Judging according to the Bible, they
used the veil before 1590 A.D. and yes, it was biblical; but after 1592 A.D.,
no. There was no mention about veiling.
What
is the difference between the two times mentioned? 1590 A.C. and 1592 A.D.?
In the Roman Church, it was common
to use the Latin Bible, being known as Latin Vulgate. St. Jerome was commissioned by Pope Damasus I in 382 A.D to
revise old Latin translations. The Vulgate is not entirely the work of Jerome
but was regarded as the standard scholarly Bible throughout the 17th Century.
Several times Vulgate was improved. Before 1590 A.D., all literature was
hand copied, but
with the development of the printing machine, they were mass produced. The Catholic Church wanted to
have authorized text which was sponsored by Pope Sixtus V. The Sixtine edition
was first printed in 1590 A.D. assuming whatever words were spoken from
pulpit, went for printing.
Later in 1592 A.D., the Clementine
edition was printed by order of Clement VIII and became the standard Bible text. Over two thousand
corrections were made between Sixtine and Clementine edition.
Written in Latin by Thomas James in 1678, there is a reprint of the book available which shows
the difference between the two editions. Title of this book is, "Bellum papale, sive,
Concordia discors Sixti Quinti et Clementis Octavi circa Hieronymianan
editionem: praeterea in quibusdam locis gravioribus habetur comparatio
utriusque editionis, cum postrema & ultima lovaniensium" (1678)
Back
to 1 Corinthians 11:10,
The
Sixtine edition, first printed in 1590 A.D., used Latin word "velamen"
(veil).
The Clementine
edition, printed in 1592 A.D., used Latin word "potestatem" (power).
Here is the picture of the front cover of the Sixtine edition.

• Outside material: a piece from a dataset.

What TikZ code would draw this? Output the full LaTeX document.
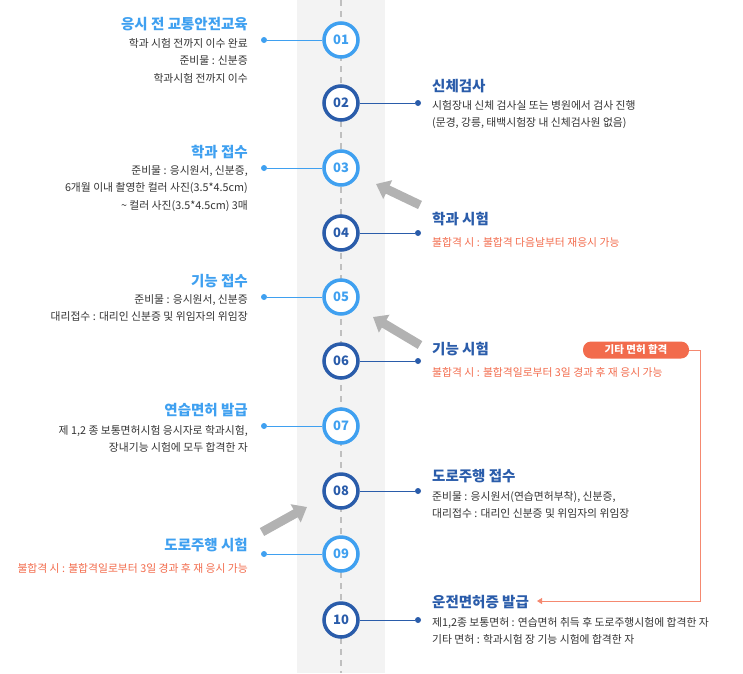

Also
posted on the Sixtine
and Clementine edition, is the scripture I Cor. 11:10.
I
Corinthians 11:10: έξουσίαν {A}
The presumed meaning of the
difficult έξουσίαν [ekousian (power)] in this passage is given by the
explanatory gloss κάλυμμα [kaluma] “a veil,” read by several versional [variation of an
earlier or original type] and patristic [writings of the early church fathers]
witnesses (copbomss arm?ethro Valentiniansacc.
to Irenaeus Ptolemyacc. to Irenaeus Irenaeusgr.
lat Tertullian Jerome Augustine.)[4]
The
English Revised Standard Version (RSV) 1952 reads: “That is why a woman ought
to have a veil on her head, because of the angels.” and a foot note says: Greek
authority (the veil being a symbol of this).
The words "veil" and
"power" have been made interchangeable.
Martin Luther died in 1546 A.D. before the
printing of the Vulgate. So most of the reformers in the sixteenth century had
no way of knowing the word "veil" was not the correct word for that
passage.
By inserting the word
"veil" in verse 10 of Apostle Paul’s epistle, it tainted a whole
passage where he talked about the women's veiling. By reading the passage over
1,000 years this way, it was easy to establish a tradition or culture of having
a veil on the woman’s head. Based on this belief, it was taught even after it was corrected
by using the word "power". It
established the concept of "women's veiling" which overpowers this passage for centuries to come.
Let us check those involved in this gloss:
Valentinus, Irenaeus and Tertullian.
Valentinus
Clement of Alexandria talked about
mystery-loving gnostic, Valentinus, many times sharing what he heard about
Valentinian, Exc. 44 in, "The Excerpta Ex Theodoto of Clement of
Alexandria."
Exc. 44:
"When Wisdom beheld him she
recognized that he was similar to the Light who had deserted her, and she
ran to him and rejoiced and worshipped and, beholding the male angels who were
sent out with him, she was abashed and put on a veil. Through this
mystery Paul commands the women "to wear power on their heads on
account of the angels."
According
to Irenaeus, Valentinus (100 C.E. – 160 C.E.)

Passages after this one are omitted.